* [Direction]: Please write out the lines of the data exactly, beginning with the first and ending with the line containing "0.739, 0.743, 0.7593];"; leave the pictures behind.

* [Given data]:

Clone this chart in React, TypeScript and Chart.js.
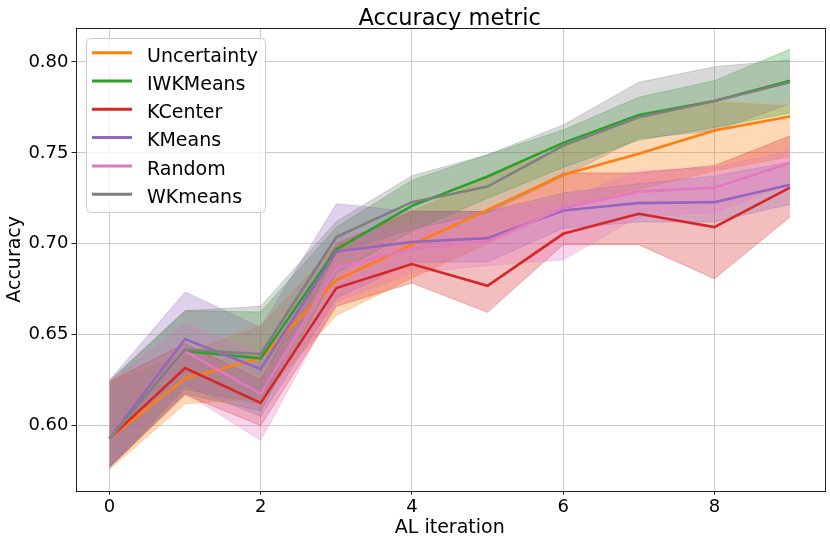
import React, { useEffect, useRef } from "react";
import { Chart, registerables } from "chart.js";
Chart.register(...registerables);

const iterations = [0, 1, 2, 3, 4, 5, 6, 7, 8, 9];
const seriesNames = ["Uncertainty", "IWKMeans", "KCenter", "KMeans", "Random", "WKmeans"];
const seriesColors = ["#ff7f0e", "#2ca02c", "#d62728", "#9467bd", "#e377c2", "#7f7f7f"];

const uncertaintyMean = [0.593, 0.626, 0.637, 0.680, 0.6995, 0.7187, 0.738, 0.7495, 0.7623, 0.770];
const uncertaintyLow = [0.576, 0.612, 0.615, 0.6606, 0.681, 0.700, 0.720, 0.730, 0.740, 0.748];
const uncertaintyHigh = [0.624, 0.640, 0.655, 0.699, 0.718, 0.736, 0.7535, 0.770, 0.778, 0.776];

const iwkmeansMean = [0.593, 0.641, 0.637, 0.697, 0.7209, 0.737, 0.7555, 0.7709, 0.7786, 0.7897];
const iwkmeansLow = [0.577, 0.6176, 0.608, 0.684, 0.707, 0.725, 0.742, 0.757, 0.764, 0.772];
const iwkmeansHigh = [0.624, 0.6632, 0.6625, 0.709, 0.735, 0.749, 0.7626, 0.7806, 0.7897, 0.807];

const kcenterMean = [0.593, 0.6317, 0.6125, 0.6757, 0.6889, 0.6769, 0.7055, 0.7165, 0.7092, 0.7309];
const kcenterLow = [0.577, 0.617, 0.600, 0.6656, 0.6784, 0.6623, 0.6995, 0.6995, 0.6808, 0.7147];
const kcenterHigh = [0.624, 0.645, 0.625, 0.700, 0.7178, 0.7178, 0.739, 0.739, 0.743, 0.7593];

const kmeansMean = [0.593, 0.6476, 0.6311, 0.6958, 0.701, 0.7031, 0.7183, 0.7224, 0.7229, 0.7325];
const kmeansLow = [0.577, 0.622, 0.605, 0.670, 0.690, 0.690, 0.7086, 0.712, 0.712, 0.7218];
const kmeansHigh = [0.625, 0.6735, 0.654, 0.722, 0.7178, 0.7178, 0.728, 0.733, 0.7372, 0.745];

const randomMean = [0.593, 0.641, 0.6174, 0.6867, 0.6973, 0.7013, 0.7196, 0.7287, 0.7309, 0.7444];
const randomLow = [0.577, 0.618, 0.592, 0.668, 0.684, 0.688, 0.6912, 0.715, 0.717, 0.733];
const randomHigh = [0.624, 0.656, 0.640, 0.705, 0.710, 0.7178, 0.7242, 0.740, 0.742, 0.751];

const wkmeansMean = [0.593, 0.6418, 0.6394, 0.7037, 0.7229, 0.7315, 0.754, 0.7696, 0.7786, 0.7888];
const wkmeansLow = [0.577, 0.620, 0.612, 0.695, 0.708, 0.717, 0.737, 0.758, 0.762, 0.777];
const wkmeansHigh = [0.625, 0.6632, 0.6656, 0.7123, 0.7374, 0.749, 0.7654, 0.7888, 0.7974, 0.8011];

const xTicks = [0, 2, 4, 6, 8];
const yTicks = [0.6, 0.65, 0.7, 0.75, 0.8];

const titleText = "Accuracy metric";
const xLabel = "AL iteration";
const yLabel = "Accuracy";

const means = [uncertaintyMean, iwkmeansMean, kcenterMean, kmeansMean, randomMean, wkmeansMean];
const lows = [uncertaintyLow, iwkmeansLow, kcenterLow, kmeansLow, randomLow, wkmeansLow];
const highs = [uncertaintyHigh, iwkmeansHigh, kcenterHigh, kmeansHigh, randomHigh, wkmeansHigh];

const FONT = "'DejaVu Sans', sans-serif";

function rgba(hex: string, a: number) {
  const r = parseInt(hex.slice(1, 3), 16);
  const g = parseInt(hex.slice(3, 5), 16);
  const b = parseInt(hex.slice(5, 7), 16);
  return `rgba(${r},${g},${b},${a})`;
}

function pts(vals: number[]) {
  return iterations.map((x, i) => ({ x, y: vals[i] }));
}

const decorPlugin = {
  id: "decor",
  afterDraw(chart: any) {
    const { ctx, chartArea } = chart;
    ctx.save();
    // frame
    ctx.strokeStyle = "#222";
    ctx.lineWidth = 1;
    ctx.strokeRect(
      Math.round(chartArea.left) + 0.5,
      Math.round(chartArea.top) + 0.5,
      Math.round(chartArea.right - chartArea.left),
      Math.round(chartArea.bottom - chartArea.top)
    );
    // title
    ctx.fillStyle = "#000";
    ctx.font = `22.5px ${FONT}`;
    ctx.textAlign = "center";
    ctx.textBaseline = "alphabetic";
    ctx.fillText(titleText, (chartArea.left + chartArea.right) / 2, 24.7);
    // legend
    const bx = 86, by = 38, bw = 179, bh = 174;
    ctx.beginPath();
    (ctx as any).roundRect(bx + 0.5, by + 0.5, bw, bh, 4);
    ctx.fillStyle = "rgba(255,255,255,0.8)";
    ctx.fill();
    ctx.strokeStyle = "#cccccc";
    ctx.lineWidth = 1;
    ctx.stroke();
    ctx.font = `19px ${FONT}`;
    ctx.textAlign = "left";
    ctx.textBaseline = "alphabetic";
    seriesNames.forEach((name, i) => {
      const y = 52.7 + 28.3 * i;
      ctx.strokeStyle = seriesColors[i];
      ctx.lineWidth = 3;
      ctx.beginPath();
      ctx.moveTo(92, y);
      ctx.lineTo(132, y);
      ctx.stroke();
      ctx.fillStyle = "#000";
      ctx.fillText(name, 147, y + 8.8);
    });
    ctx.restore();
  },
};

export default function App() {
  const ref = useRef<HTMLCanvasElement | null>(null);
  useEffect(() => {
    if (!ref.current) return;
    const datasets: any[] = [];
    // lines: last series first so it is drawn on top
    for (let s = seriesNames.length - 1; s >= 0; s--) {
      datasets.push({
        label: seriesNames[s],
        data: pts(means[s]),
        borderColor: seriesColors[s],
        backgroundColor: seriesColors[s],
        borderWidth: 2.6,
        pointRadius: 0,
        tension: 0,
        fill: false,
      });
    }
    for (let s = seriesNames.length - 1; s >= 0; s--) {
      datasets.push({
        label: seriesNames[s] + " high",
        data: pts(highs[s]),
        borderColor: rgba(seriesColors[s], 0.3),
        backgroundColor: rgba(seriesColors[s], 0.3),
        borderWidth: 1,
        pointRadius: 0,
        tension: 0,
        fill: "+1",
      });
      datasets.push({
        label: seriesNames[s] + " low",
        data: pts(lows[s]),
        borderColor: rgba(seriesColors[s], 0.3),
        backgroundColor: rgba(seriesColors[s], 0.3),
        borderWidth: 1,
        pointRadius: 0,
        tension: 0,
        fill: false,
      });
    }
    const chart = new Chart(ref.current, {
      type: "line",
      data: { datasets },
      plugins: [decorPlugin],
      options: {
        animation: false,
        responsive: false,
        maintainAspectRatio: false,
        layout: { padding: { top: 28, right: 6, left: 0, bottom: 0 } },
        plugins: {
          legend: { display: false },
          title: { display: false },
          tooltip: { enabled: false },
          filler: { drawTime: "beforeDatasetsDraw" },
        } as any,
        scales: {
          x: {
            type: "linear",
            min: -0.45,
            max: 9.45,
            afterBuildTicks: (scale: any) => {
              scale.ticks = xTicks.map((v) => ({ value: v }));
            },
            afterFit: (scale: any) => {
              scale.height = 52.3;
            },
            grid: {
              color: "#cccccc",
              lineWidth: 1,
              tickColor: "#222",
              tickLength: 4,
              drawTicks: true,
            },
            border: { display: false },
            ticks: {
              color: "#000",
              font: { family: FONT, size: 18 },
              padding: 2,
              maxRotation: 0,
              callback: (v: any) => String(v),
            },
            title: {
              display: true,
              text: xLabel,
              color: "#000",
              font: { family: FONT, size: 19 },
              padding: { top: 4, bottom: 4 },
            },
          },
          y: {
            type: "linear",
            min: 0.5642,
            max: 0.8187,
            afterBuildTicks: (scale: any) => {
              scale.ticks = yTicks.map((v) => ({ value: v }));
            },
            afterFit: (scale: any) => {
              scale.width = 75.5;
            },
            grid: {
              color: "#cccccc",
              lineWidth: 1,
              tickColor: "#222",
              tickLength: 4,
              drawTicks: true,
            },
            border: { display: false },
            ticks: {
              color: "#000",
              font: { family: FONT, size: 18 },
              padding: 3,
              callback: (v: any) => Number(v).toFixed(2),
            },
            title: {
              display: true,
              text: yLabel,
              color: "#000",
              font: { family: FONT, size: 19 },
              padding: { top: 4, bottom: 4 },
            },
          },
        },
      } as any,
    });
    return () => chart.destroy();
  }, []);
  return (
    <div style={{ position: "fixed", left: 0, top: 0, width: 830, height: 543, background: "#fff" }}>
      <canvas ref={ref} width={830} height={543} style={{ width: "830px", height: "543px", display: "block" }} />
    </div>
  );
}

* [Correct result]:
Clone this chart in React, TypeScript and Chart.js.
import React, { useEffect, useRef } from "react";
import { Chart, registerables } from "chart.js";
Chart.register(...registerables);

const iterations = [0, 1, 2, 3, 4, 5, 6, 7, 8, 9];
const seriesNames = ["Uncertainty", "IWKMeans", "KCenter", "KMeans", "Random", "WKmeans"];
const seriesColors = ["#ff7f0e", "#2ca02c", "#d62728", "#9467bd", "#e377c2", "#7f7f7f"];

const uncertaintyMean = [0.593, 0.626, 0.637, 0.680, 0.6995, 0.7187, 0.738, 0.7495, 0.7623, 0.770];
const uncertaintyLow = [0.576, 0.612, 0.615, 0.6606, 0.681, 0.700, 0.720, 0.730, 0.740, 0.748];
const uncertaintyHigh = [0.624, 0.640, 0.655, 0.699, 0.718, 0.736, 0.7535, 0.770, 0.778, 0.776];

const iwkmeansMean = [0.593, 0.641, 0.637, 0.697, 0.7209, 0.737, 0.7555, 0.7709, 0.7786, 0.7897];
const iwkmeansLow = [0.577, 0.6176, 0.608, 0.684, 0.707, 0.725, 0.742, 0.757, 0.764, 0.772];
const iwkmeansHigh = [0.624, 0.6632, 0.6625, 0.709, 0.735, 0.749, 0.7626, 0.7806, 0.7897, 0.807];

const kcenterMean = [0.593, 0.6317, 0.6125, 0.6757, 0.6889, 0.6769, 0.7055, 0.7165, 0.7092, 0.7309];
const kcenterLow = [0.577, 0.617, 0.600, 0.6656, 0.6784, 0.6623, 0.6995, 0.6995, 0.6808, 0.7147];
const kcenterHigh = [0.624, 0.645, 0.625, 0.700, 0.7178, 0.7178, 0.739, 0.739, 0.743, 0.7593];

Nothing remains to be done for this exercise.